### Written instruction
Start with the line that contains "Emit a component" and end with the line that contains "import * as"; retype those lines and the ones between them exactly, without any pictures.

:: Material

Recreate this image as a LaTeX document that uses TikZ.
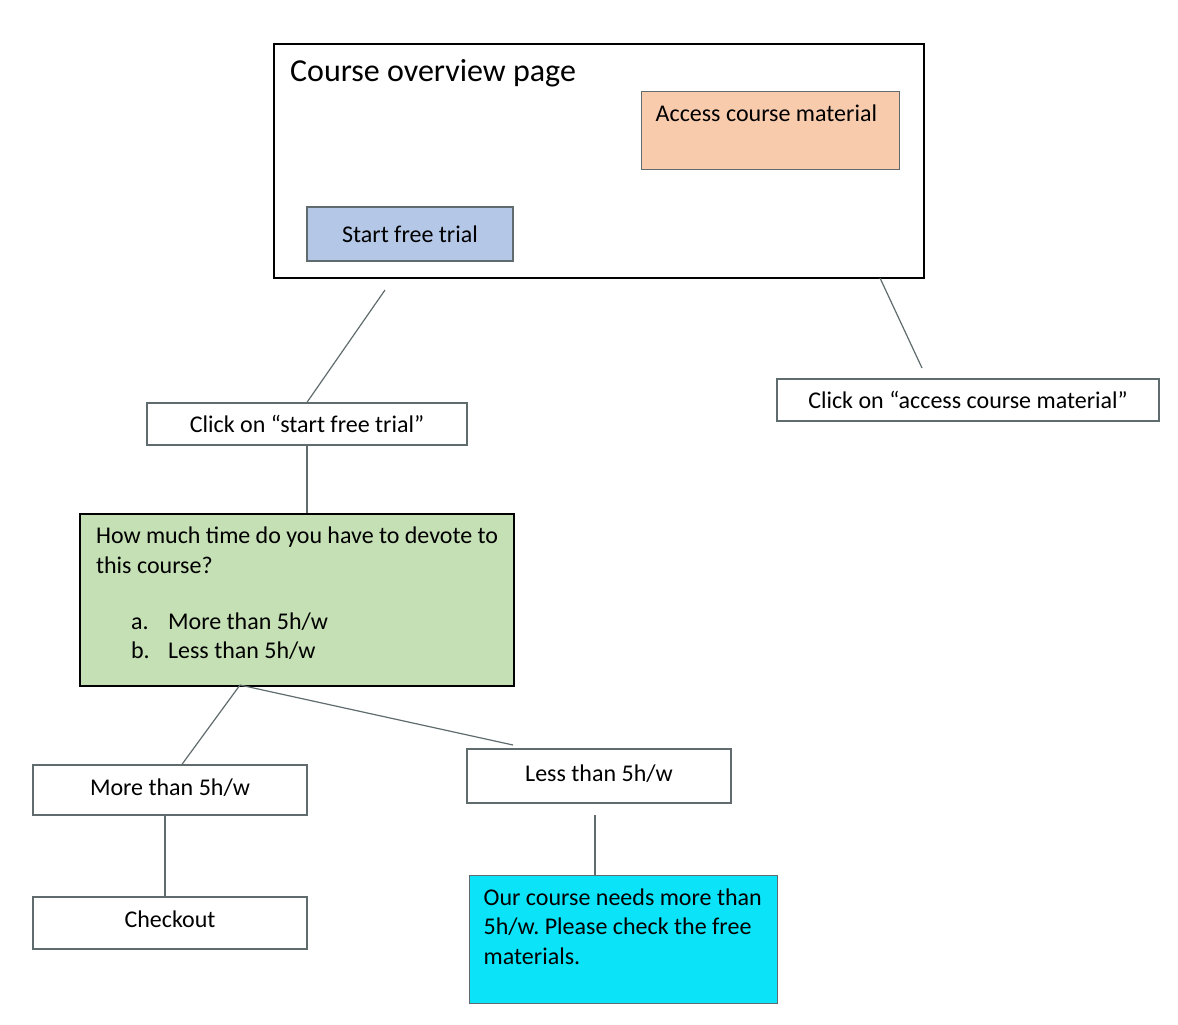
\documentclass[tikz,border=0pt]{standalone}
\usepackage{fontspec}
\setmainfont{Carlito}
\usetikzlibrary{calc}
\usetikzlibrary{positioning}

\definecolor{edgegray}{HTML}{5F6B6D}
\definecolor{peach}{HTML}{F8CBAD}
\definecolor{trialblue}{HTML}{B4C7E7}
\definecolor{qgreen}{HTML}{C5E0B4}
\definecolor{infocyan}{HTML}{0BE3F9}

\tikzset{
	box/.style={draw=edgegray,line width=0.7pt,inner sep=0pt,font=\fontsize{12}{14.7}\selectfont},
	textbox/.style={box,anchor=north west,inner xsep=7pt,inner ysep=6.5pt},
	link/.style={draw=edgegray,line width=0.6pt}
}

\begin{document}
\frenchspacing
\begin{tikzpicture}[x=0.5pt,y=-0.5pt]
		\useasboundingbox (0,0) rectangle (1178,1024);
		% overview page with its two buttons
		\node[textbox,draw=black,line width=1.1pt,inner xsep=8pt,inner ysep=7.5pt,font=\fontsize{16}{19}\selectfont] (page) at (273,43) {\parbox[t][102pt][t]{309pt}{Course overview page}};
		\node[textbox,fill=peach] (access) at (641,91) {\parbox[t][26pt][t]{115pt}{Access course material}};
		\node[box,fill=trialblue,minimum width=103pt,minimum height=27pt] (trial) at (410,234) {Start free trial};
		% the two clicks
		\coordinate (trialcut) at (385,290);
		\node[box,minimum width=160pt,minimum height=21pt] (clickstart) at (307,424) {Click on “start free trial”};
		\coordinate (pagecut) at (880,278);
		\coordinate (accesscut) at (922,368);
		\node[box,minimum width=191pt,minimum height=21pt] (clickaccess) at (968,400) {Click on “access course material”};
		% question
		\node[textbox,draw=black,line width=1.1pt,fill=qgreen,inner xsep=8pt] (question) at (79,513) {\parbox[t][73pt][t]{201pt}{How much time do you have to devote to\\this course?\\[13.3pt]
			\hspace*{17.5pt}\makebox[18.5pt][l]{a.}More than 5h/w\\
			\hspace*{17.5pt}\makebox[18.5pt][l]{b.}Less than 5h/w}};
		\coordinate (qfoot) at (240,685);
		\node[box,minimum width=137pt,minimum height=25pt,text depth=3pt] (more) at (170,790) {More than 5h/w};
		\node[box,minimum width=132pt,minimum height=27pt,text depth=3pt] (less) at (599,776) {Less than 5h/w};
		\coordinate (lessend) at (513,745);
		\node[box,minimum width=137pt,minimum height=26pt,text depth=4pt] (checkout) at (170,923) {Checkout};
		\coordinate (lesscut) at (595,815);
		\node[textbox,fill=infocyan] (answer) at (469,875) {\parbox[t][51pt][t]{140pt}{Our course needs more than\\5h/w. Please check the free\\materials.}};
		% connectors
		\draw[link] (trialcut) -- (clickstart.north);
		\draw[link] (pagecut) -- (accesscut);
		\draw[link] (clickstart.south) -- (clickstart.south |- question.north);
		\draw[link] (qfoot) -- ($(more.north)+(12,0)$);
		\draw[link] (qfoot) -- (lessend);
		\draw[link] ($(more.south)+(-5,0)$) -- ($(checkout.north)+(-5,0)$);
		\draw[link] (lesscut) -- (lesscut |- answer.north);
	\end{tikzpicture}
\end{document}
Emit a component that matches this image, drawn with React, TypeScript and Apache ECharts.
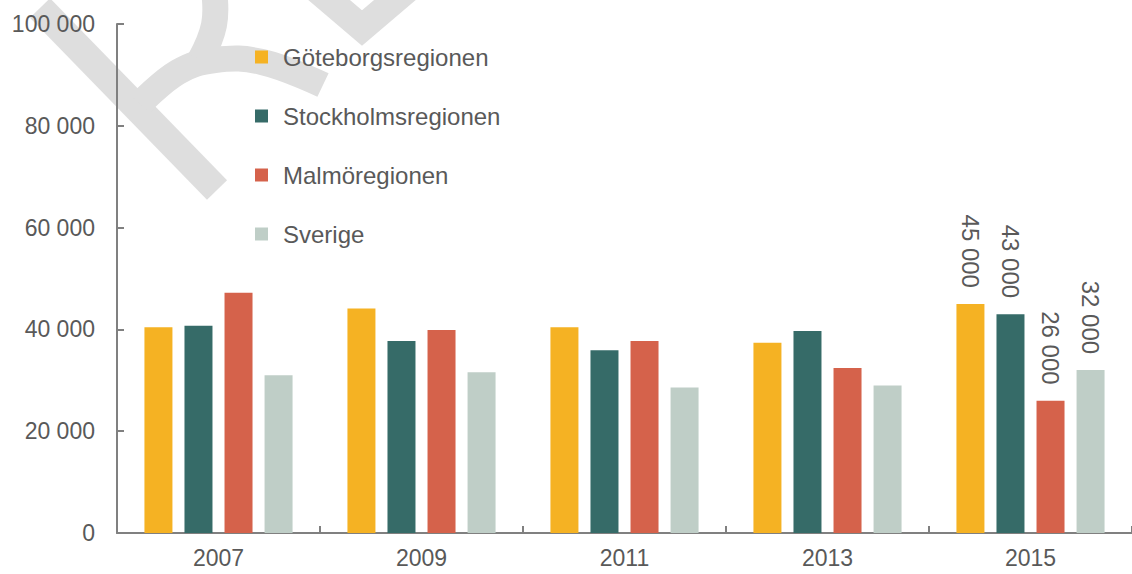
import React, { useEffect, useRef } from "react";
import * as echarts from "echarts";

const years = ["2007", "2009", "2011", "2013", "2015"];
const seriesNames = ["Göteborgsregionen", "Stockholmsregionen", "Malmöregionen", "Sverige"];
const goteborg = [40400, 44100, 40400, 37400, 45000];
const stockholm = [40700, 37700, 35900, 39700, 43000];
const malmo = [47200, 39900, 37700, 32400, 26000];
const sverige = [31000, 31600, 28600, 29000, 32000];
const colors = ["#F5B223", "#366B68", "#D5624B", "#BFCEC7"];
const labelledIndex = 4;

const fmt = (v: number) => String(v).replace(/\B(?=(\d{3})+(?!\d))/g, " ");
const FONT = "'Liberation Sans', Arial, sans-serif";
const TEXT = "#595959";
const AXIS = "#808080";
const WM = "#DEDEDE";

export default function App() {
  const ref = useRef<HTMLDivElement>(null);
  useEffect(() => {
    if (!ref.current) return;
    const chart = echarts.init(ref.current, undefined, { renderer: "svg" });
    const all = [goteborg, stockholm, malmo, sverige];
    chart.setOption({
      animation: false,
      backgroundColor: "#ffffff",
      textStyle: { fontFamily: FONT },
      graphic: [
        {
          type: "polyline",
          z: 0,
          shape: { points: [[40, 8], [217, 190]] },
          style: { stroke: WM, lineWidth: 28, fill: "none" },
        },
        {
          type: "polyline",
          z: 0,
          shape: {
            points: [[140, 104], [178, 72], [215, 60], [262, 62], [323, 85]],
            smooth: 0.4,
          },
          style: { stroke: WM, lineWidth: 26, fill: "none" },
        },
        {
          type: "polyline",
          z: 0,
          shape: { points: [[214, -10], [214, 25], [200, 60]], smooth: 0.4 },
          style: { stroke: WM, lineWidth: 26, fill: "none" },
        },
        {
          type: "polyline",
          z: 0,
          shape: { points: [[315, -12], [362, 28], [409, -12]] },
          style: { stroke: WM, lineWidth: 27, fill: "none", lineJoin: "miter" },
        },
      ],
      legend: {
        orient: "vertical",
        left: 250,
        top: 40,
        itemWidth: 13,
        itemHeight: 13,
        itemGap: 35,
        icon: "rect",
        data: seriesNames,
        textStyle: {
          color: TEXT,
          fontSize: 24,
          fontFamily: FONT,
          lineHeight: 22,
          padding: [0, 0, 0, 10],
        },
      },
      grid: { left: 117, right: 0, top: 24, bottom: 41, containLabel: false },
      xAxis: {
        type: "category",
        data: years,
        axisLine: { show: true, lineStyle: { color: AXIS, width: 2 } },
        axisTick: { show: true, inside: true, length: 7, lineStyle: { color: AXIS, width: 2 } },
        axisLabel: { color: TEXT, fontSize: 23, margin: 13, fontFamily: FONT },
        splitLine: { show: false },
      },
      yAxis: {
        type: "value",
        min: 0,
        max: 100000,
        interval: 20000,
        axisLine: { show: true, lineStyle: { color: AXIS, width: 2 } },
        axisTick: { show: true, inside: true, length: 7, lineStyle: { color: AXIS, width: 2 } },
        axisLabel: { color: TEXT, fontSize: 23, margin: 22, fontFamily: FONT, formatter: (v: number) => fmt(v) },
        splitLine: { show: false },
      },
      series: seriesNames.map((name, si) => ({
        name,
        type: "bar",
        barWidth: 28,
        barGap: "43%",
        itemStyle: { color: colors[si] },
        data: all[si].map((v, i) => ({
          value: v,
          label: {
            show: i === labelledIndex,
            position: "top",
            rotate: -90,
            align: "right",
            verticalAlign: "middle",
            distance: 16,
            color: TEXT,
            fontSize: 24,
            fontFamily: FONT,
            formatter: (p: any) => fmt(p.value),
          },
        })),
      })),
    });
    return () => chart.dispose();
  }, []);
  return (
    <div
      ref={ref}
      style={{ position: "fixed", left: 0, top: 0, width: 1132, height: 574 }}
    />
  );
}
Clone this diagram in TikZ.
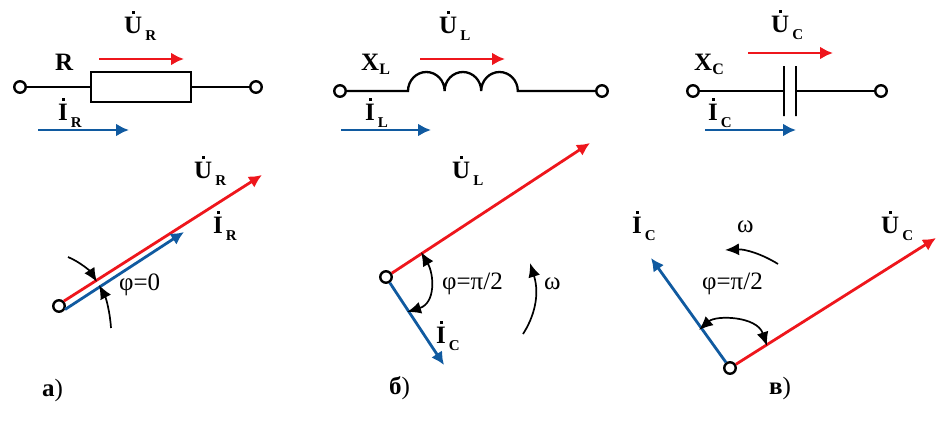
\documentclass[tikz,border=0pt]{standalone}
\usepackage{fontspec}
\setmainfont{Liberation Serif}
\usepackage{xcolor}
\usetikzlibrary{arrows.meta}
\definecolor{vecred}{RGB}{238,22,28}
\definecolor{vecblue}{RGB}{16,90,160}
\newcommand{\phasor}[2]{\ooalign{#1\cr\hidewidth\rule[19pt]{3pt}{3pt}\hidewidth\cr}\raisebox{-7pt}{\kern3pt\fontsize{15}{15}\selectfont #2}}
\newcommand{\react}[1]{X\raisebox{-4pt}{\fontsize{16}{16}\selectfont #1}}
\tikzset{
  terminal/.style={draw, circle, line width=2.4pt, minimum size=11.5pt, inner sep=0pt, fill=white},
  wire/.style={line width=2.3pt},
  plate/.style={draw, line width=2.3pt, minimum height=50pt, minimum width=0pt, inner sep=0pt},
  redarrow/.style={-{Latex[length=13pt,width=13pt]}, vecred, line width=2.8pt},
  bluearrow/.style={-{Latex[length=13pt,width=13pt]}, vecblue, line width=2.8pt},
  anglearc/.style={-{Latex[length=14pt,width=12pt]}, line width=1.7pt},
  doublearc/.style={{Latex[length=14pt,width=12pt]}-{Latex[length=14pt,width=12pt]}, line width=1.7pt},
  boldlabel/.style={font=\bfseries\fontsize{25}{25}\selectfont, inner sep=0pt, anchor=base west},
  angletext/.style={font=\fontsize{25}{25}\selectfont, inner sep=0pt, anchor=base west},
  partlabel/.style={font=\fontsize{25}{25}\selectfont, inner sep=0pt, anchor=base west}
}
\begin{document}
\begin{tikzpicture}[x=1pt,y=-1pt]
            \useasboundingbox (0,0) rectangle (941,421);
            % Resistor
            \node[terminal] (ra) at (20,87) {};
            \node[terminal] (rb) at (256,87) {};
            \node[draw, rectangle, line width=2.3pt, minimum width=100pt, minimum height=30pt, inner sep=0pt] (res) at (141,87) {};
            \draw[wire] (ra) -- (res);
            \draw[wire] (res) -- (rb);
            \coordinate (rus) at (99,59);
            \coordinate (rue) at (184,59);
            \coordinate (ris) at (38,130);
            \coordinate (rie) at (129,130);
            \draw[redarrow] (rus) -- (rue);
            \draw[bluearrow] (ris) -- (rie);
            \node[boldlabel] (rname) at (55,70) {R};
            \node[boldlabel] (rulabel) at (124,33) {\phasor{U}{R}};
            \node[boldlabel] (rilabel) at (58,120) {\phasor{I}{R}};
            % Inductor
            \node[terminal] (la) at (340,91) {};
            \node[terminal] (lb) at (602,91) {};
            \coordinate (coila) at (408,91);
            \coordinate (coilb) at (518,91);
            \draw[wire] (la) -- (coila) arc[start angle=180,end angle=0,x radius=18.3pt,y radius=19pt] arc[start angle=180,end angle=0,x radius=18.3pt,y radius=19pt] arc[start angle=180,end angle=0,x radius=18.3pt,y radius=19pt] -- (lb);
            \coordinate (lus) at (420,59);
            \coordinate (lue) at (505,59);
            \coordinate (lis) at (341,130);
            \coordinate (lie) at (431,130);
            \draw[redarrow] (lus) -- (lue);
            \draw[bluearrow] (lis) -- (lie);
            \node[boldlabel] (lname) at (361,70) {\react{L}};
            \node[boldlabel] (lulabel) at (439,33) {\phasor{U}{L}};
            \node[boldlabel] (lilabel) at (365,120) {\phasor{I}{L}};
            % Capacitor
            \node[terminal] (ca) at (693,91) {};
            \node[terminal] (cb) at (881,91) {};
            \node[plate] (pa) at (784,91) {};
            \node[plate] (pb) at (796,91) {};
            \draw[wire] (ca) -- (pa);
            \draw[wire] (pb) -- (cb);
            \coordinate (cus) at (748,53);
            \coordinate (cue) at (833,53);
            \coordinate (cis) at (705,130);
            \coordinate (cie) at (796,130);
            \draw[redarrow] (cus) -- (cue);
            \draw[bluearrow] (cis) -- (cie);
            \node[boldlabel] (cname) at (694,70) {\react{C}};
            \node[boldlabel] (culabel) at (771,32) {\phasor{U}{C}};
            \node[boldlabel] (cilabel) at (708,120) {\phasor{I}{C}};
            % Phasors a
            \node[terminal] (oa) at (59,306) {};
            \coordinate (ua) at (262,175);
            \coordinate (ia) at (184,232);
            \draw[redarrow] (oa.45) -- (ua);
            \draw[bluearrow] (oa.-30) -- (ia);
            \coordinate (aas) at (68,257);
            \coordinate (aae) at (97,282);
            \coordinate (abs) at (111,328);
            \coordinate (abe) at (99,285);
            \draw[anglearc] (aas) .. controls (80,262) and (90,271) .. (aae);
            \draw[anglearc] (abs) .. controls (110,312) and (106,298) .. (abe);
            \node[boldlabel] (ualabel) at (194,178) {\phasor{U}{R}};
            \node[boldlabel] (ialabel) at (213,233) {\phasor{I}{R}};
            \node[angletext] (phia) at (119,290) {φ=0};
            \node[partlabel] (parta) at (42,396) {\textbf{а})};
            % Phasors b
            \node[terminal] (ob) at (386,277) {};
            \coordinate (ub) at (590,143);
            \coordinate (ib) at (444,365);
            \draw[redarrow] (ob) -- (ub);
            \draw[bluearrow] (ob) -- (ib);
            \coordinate (abt) at (421,252);
            \coordinate (abb) at (407,312);
            \draw[doublearc] (abt) .. controls (434,274) and (436,303) .. (abb);
            \coordinate (wbs) at (523,334);
            \coordinate (wbe) at (530,263);
            \draw[anglearc] (wbs) .. controls (534,317) and (540,295) .. (wbe);
            \node[boldlabel] (ublabel) at (452,178) {\phasor{U}{L}};
            \node[boldlabel] (iblabel) at (436,343) {\phasor{I}{C}};
            \node[angletext] (phib) at (442,289) {φ=π/2};
            \node[angletext] (omegab) at (544,289) {ω};
            \node[partlabel] (partb) at (389,394) {\textbf{б})};
            % Phasors c
            \node[terminal] (oc) at (730,368) {};
            \coordinate (uc) at (936,238);
            \coordinate (ic) at (651,258);
            \draw[redarrow] (oc) -- (uc);
            \draw[bluearrow] (oc) -- (ic);
            \coordinate (acl) at (699,330);
            \coordinate (acr) at (767,346);
            \draw[doublearc] (acl) .. controls (716,315) and (757,316) .. (acr);
            \coordinate (wcs) at (778,264);
            \coordinate (wce) at (725,250);
            \draw[anglearc] (wcs) .. controls (762,254) and (745,249) .. (wce);
            \node[boldlabel] (uclabel) at (881,233) {\phasor{U}{C}};
            \node[boldlabel] (iclabel) at (632,233) {\phasor{I}{C}};
            \node[angletext] (phic) at (702,289) {φ=π/2};
            \node[angletext] (omegac) at (737,232) {ω};
            \node[partlabel] (partc) at (769,394) {\textbf{в})};
\end{tikzpicture}
\end{document}
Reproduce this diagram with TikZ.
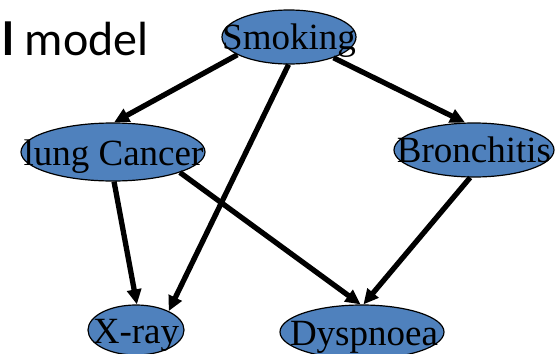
\documentclass[tikz,border=0pt]{standalone}
\usepackage{fontspec}
\setmainfont{Liberation Serif}
\newfontfamily\slidefont{Carlito}
\usetikzlibrary{shapes.geometric,arrows.meta}
\definecolor{nodeblue}{RGB}{79,129,189}
\begin{document}
\begin{tikzpicture}[x=1pt,y=-1pt,
  var/.style={ellipse,draw=black,line width=1.2pt,fill=nodeblue,inner sep=0pt},
  lbl/.style={anchor=base,inner sep=0pt,font=\fontsize{37}{40}\selectfont},
  edge/.style={line width=5.3pt,-{Triangle[length=15pt,width=14pt]}}]
\useasboundingbox (0,0) rectangle (558,354);
\clip (0,0) rectangle (558,354);

% title fragment
\node[anchor=base west,inner sep=0pt,font=\slidefont\fontsize{48}{52}\selectfont] (title) at (2,55) {\textbf{l} model};

% variables
\node[var,minimum width=134pt,minimum height=54pt] (smk) at (289,37) {};
\node[var,minimum width=184pt,minimum height=58pt] (lung) at (113,152) {};
\node[var,minimum width=160pt,minimum height=54pt] (bron) at (474,150) {};
\node[var,minimum width=96pt,minimum height=50pt] (xray) at (136,330) {};
\node[var,minimum width=164pt,minimum height=54pt] (dysp) at (362,332) {};

% dependencies
\draw[edge] (smk.199) -- (lung.88);
\draw[edge] (smk.269) -- (xray.30);
\draw[edge] (smk.335) -- (bron.108);
\draw[edge] (lung.272) -- (xray.88);
\draw[edge] (lung.343) -- (dysp.93);
\draw[edge] (bron.262) -- (dysp.87);

% labels
\node[lbl] (smkT) at (289,49) {Smoking};
\node[lbl] (lungT) at (113.5,165) {lung Cancer};
\node[lbl] (bronT) at (474,162) {Bronchitis};
\node[lbl] (xrayT) at (136,343) {X-ray};
\node[lbl] (dyspT) at (364,345) {Dyspnoea};
\end{tikzpicture}
\end{document}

::::

### Solution to this exercise
Emit a component that matches this image, drawn with React, TypeScript and Apache ECharts.
import React, { useEffect, useRef } from "react";
import * as echarts from "echarts";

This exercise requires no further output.